Last month, the University released its inaugural Annual Report on Sexual Misconduct for 2022. The Report evaluated initiatives to address sexual misconduct on campus, outlined complaints handling processes and statistical data on reports made in 2022, and identified the University’s priorities going into the 2023 academic year.
The Report’s primary revelation is that there were 121 reports of sexual assault or harassment made to the University in 2022, 55 of which (approximately 45%) were university-related. Misconduct penalties were applied to respondents in only 3 cases. In a University community of almost 80,000 people in 2022, the report reflects the 2021 National Student Safety Survey’s (NSSS) findings: there is a severe under-reporting of sexual violence at universities across Australia. The NSSS found that one in six students experienced sexual harassment during their time at University – meaning that there are an estimated 13,333 cases at USyd each year.
While an increase in reporting alone won’t bring about the end of sexual violence on university campuses, it is critical that students know how to make a report and what support services are available to them. Addressing some of the underlying structural barriers that prevent students from reporting would also effectively prevent sexual assault and harassment from happening in the first place.
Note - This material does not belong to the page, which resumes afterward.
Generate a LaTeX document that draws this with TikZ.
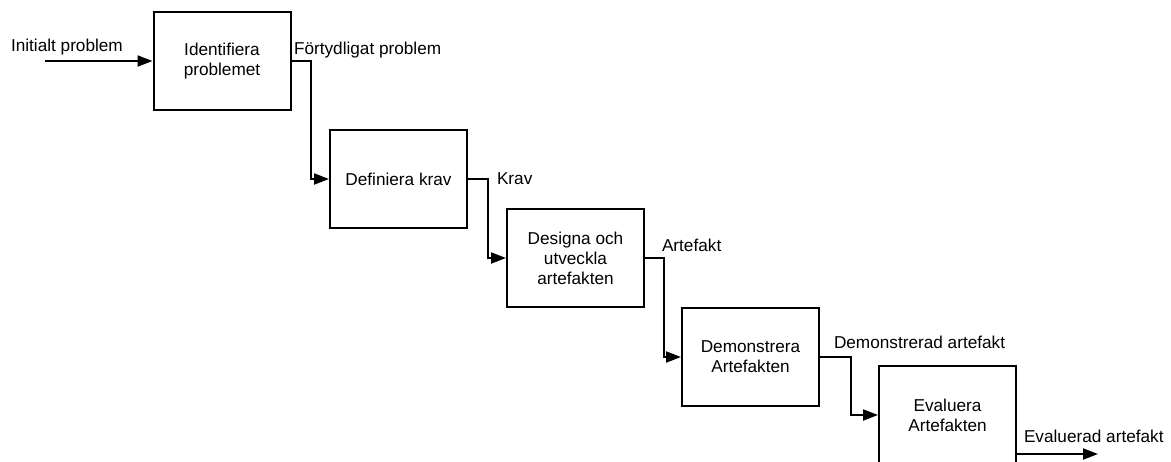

Students don’t report their experiences for a complex variety of reasons: some can be addressed by redesigning and spreading awareness of reporting mechanisms. Others require substantial reforms in other areas of institutional policy. A student on a professional placement might not come forward about harassment, knowing that they can be let go without reason. A college student might not come forward, knowing their perpetrator could be protected by institutional and family connections. Housing security, financial welfare, academic policy, and access to mental health support are inseparable from the conversation around fighting sexual assault on campus.
The University’s 2023 aim of making the reporting process more visible, more accessible, and easier to instantiate is undeniably a positive one. As revealed in the NSSS, 53.6% of surveyed students knew nothing, or very little, about formal sexual assault report or complaint processes within their university. Twenty-three per cent of students were not at all or only slightly confident in their university’s reporting processes.
The Report also listed as a priority increased participation in the International Students’ Sexual and Intimate Partner Violence Experiences Study (INVEST). INVEST is one of only two programs aimed at international students, the other being the Sexual Health and Peer Education (SHAPE) piloted in 2022. One of the Report’s most alarming figures was that out of the 107 current students who reported an incident of sexual harassment or assault, 45 were international students. This betrays the inadequacy of support systems and resources available for LOTE international students, who are among the most at-risk members of the University community.
The ongoing campaign to dismantle the University’s residential colleges has been a critical frontier for feminist activists on campus for good reason. Guided by the 2018 Red Zone report released by End Rape on Campus, the campaign pierces the colleges’ sandstone facade to call out cultures of structural misogyny, hazing, and class privilege. As such, the campaign makes the critical connection between student accommodation and sexual violence, a connection that the University has attempted to address only through consent workshops. Any acknowledgment of this connection is absent in the University’s agenda.
Despite the University’s commitment to publishing a report on sexual misconduct annually, much more needs to be done to secure a safer future for students. Meaningful improvement can only be achieved through substantial changes to the entire tertiary education sector, from the expansion of safe and affordable housing to reforms around professional placements and the working conditions of casual staff and HDR students.
In July of this year, End Rape on Campus released an open letter to the Albanese government highlighting the need for an independent body to address sexual violence within Australian universities and to regulate institutional responses. The letter, to which the National Union of Students and the Sydney University SRC are signatories, calls for an oversight and accountability mechanism that must “be independent of universities and residences; be led by experts in sexual violence who can assess the quality of university approaches; have authority to compel institutional transparency around incidences and responses; and be able to implement meaningful sanctions where basic standards are not met”.
On a campus level, underpinning the Report’s findings is the reality that the University of Sydney is unwilling to pursue the reforms that would most effectively address sexual violence. The most vulnerable members of the university community are continuing to fall through the cracks as a result. The Report’s figures, from chronic under-reporting to the over-representation of international students, don’t come as a surprise to student organisers. The Report provides nothing novel to analyse; there are no new proposals that have not long been championed by advocates at USyd and beyond.